You also have to learn which AI to watch out for, there are some real nasty buggers out there like Monty, Alex, Catherine and Shaka to name a few.

Always be on the look out to stir up a few wars to, I'm frequently looking into the diplomacy screen to see who will attack who and for how much, set the dog's of war onto the tech leader. Some leaders will go into a war even if you're at Cautious, (Monty and Genghis i think) This will keep them off you back. For a while.
 
I agree with much of what has been said: build a military production city, and crank out units with it. Start early, and don't stop. I'd rather have to disband old obsolete units to save upkeep than stop building units. Of course, ideally I'll have old units with nice promotions that I'll upgrade, but that's not always feasable.

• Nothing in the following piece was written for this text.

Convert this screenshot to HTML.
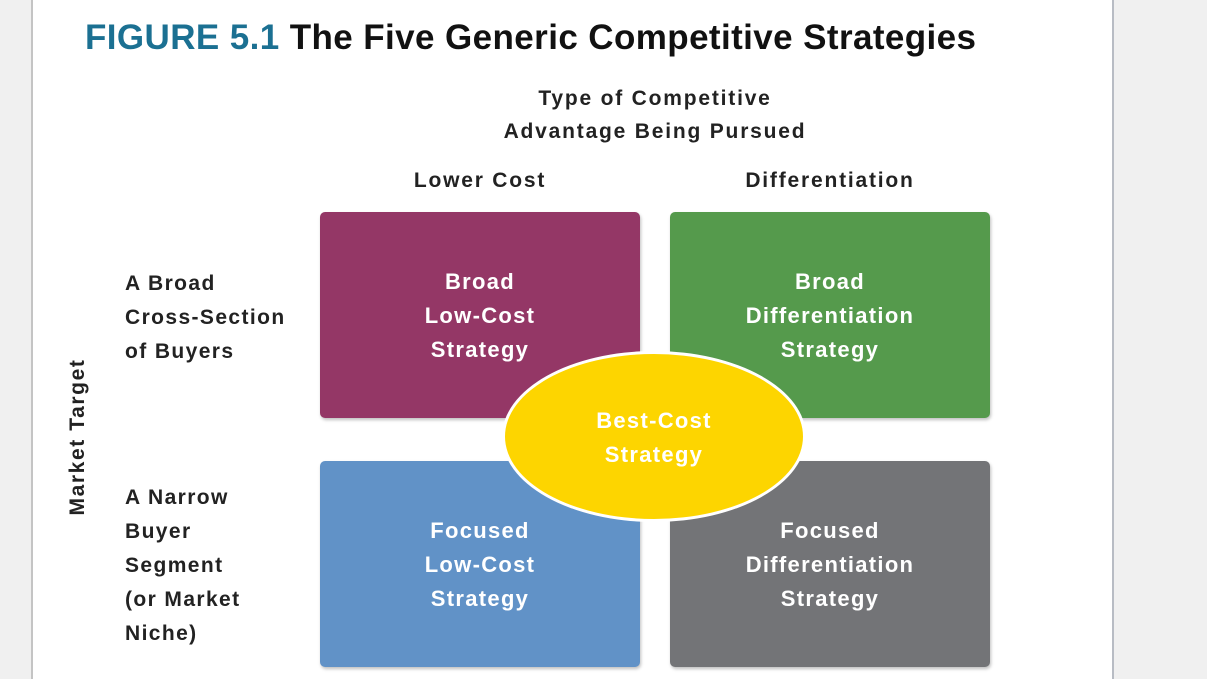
<!DOCTYPE html>
<html><head><style>
body{margin:0;width:1207px;height:679px;overflow:hidden;background:#fff;font-family:"Liberation Sans",Arial,sans-serif;position:relative}
.l{position:absolute;left:0;top:0;width:31px;height:679px;background:#f0f0f0;border-right:2px solid #c4c4c4}
.r{position:absolute;left:1112px;top:0;width:95px;height:679px;background:#f0f0f0;border-left:2px solid #b8bcc4}
.t{position:absolute;left:85px;top:18px;font-size:35px;font-weight:bold;color:#111;white-space:nowrap;letter-spacing:0.4px}
.t span{color:#1b7092}
.h{position:absolute;font-weight:bold;font-size:21px;color:#222;text-align:center;line-height:33px;letter-spacing:1.8px}
.box{position:absolute;width:320px;height:206px;border-radius:5px;box-shadow:1px 2px 3px rgba(0,0,0,.25);color:#fff;font-weight:bold;font-size:22px;line-height:34px;text-align:center;box-sizing:border-box;letter-spacing:1.3px}
.lbl{position:absolute;left:125px;font-weight:bold;font-size:21px;line-height:34px;color:#222;letter-spacing:1.4px}
</style></head><body>
<div class="l"></div><div class="r"></div>
<div class="t"><span>FIGURE 5.1</span> The Five Generic Competitive Strategies</div>
<div class="h" style="left:455px;top:82px;width:400px">Type of Competitive<br>Advantage Being Pursued</div>
<div class="h" style="left:380px;top:164px;width:200px">Lower Cost</div>
<div class="h" style="left:730px;top:164px;width:200px">Differentiation</div>
<div class="lbl" style="top:267px">A Broad<br>Cross-Section<br>of Buyers</div>
<div class="lbl" style="top:481px">A Narrow<br>Buyer<br>Segment<br>(or Market<br>Niche)</div>
<div style="position:absolute;top:437px;transform:translate(0,-50%) rotate(-90deg);transform-origin:center;width:200px;left:-22px;text-align:center;font-weight:bold;font-size:21px;color:#222;letter-spacing:1.6px">Market Target</div>
<div class="box" style="left:320px;top:212px;background:#943766;padding-top:53px">Broad<br>Low-Cost<br>Strategy</div>
<div class="box" style="left:670px;top:212px;background:#559a4c;padding-top:53px">Broad<br>Differentiation<br>Strategy</div>
<div class="box" style="left:320px;top:461px;background:#6192c7;padding-top:53px">Focused<br>Low-Cost<br>Strategy</div>
<div class="box" style="left:670px;top:461px;background:#737477;padding-top:53px">Focused<br>Differentiation<br>Strategy</div>
<div style="position:absolute;left:502px;top:351px;width:298px;height:165px;border:3px solid #fff;border-radius:50%;background:#fdd500;color:#fff;font-weight:bold;font-size:22px;line-height:34px;text-align:center;box-sizing:content-box;letter-spacing:1.3px">
<div style="padding-top:50px">Best-Cost<br>Strategy</div></div>
</body></html>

A great suggestion above is to play a couple duel maps with the goal to kill your enemy as soon as possible. Here are some more:

Shut off all victory conditions but conquest (or domination) for a couple games until you can win it fairly consistently. The AI sucks at most things but space-race, but this is about forcing yourself to do something you're not used to, so don't worry about the fact that the AI probably can't win.

Force yourself to play a game without building a single wonder. You'll be amazed what you can accomplish with all those hammers (and with how many wonders you'll end up with by taking them from your enemies!)
 
Maybe a couple runs w/ raging barbarians turned on might get you into more of a unit building mode and get a few highly promoted units that would get you off to a better start?
 
Many excellent strategical advices given. I'd like to add a few tactical ones:

- When you've got your military city up and running, don't limit it to just one kind of troops. Each unit has its advantages and disadvantages, so having a diversity of different units makes your army much more powerful. Learn those advantages and disadvantages from manual or civilopedia, if you're not familiar with them, and fight wisely!

- Siege units are very powerful in Civ IV (a bit too powerful, in my opinion), bacause they inflict collateral damage. Have some of them in your army, even if you are not planning an offensive at the moment. When a stack of enemy units appears at the gates of your city, it's nice to weaken them with collateral hits before they attack.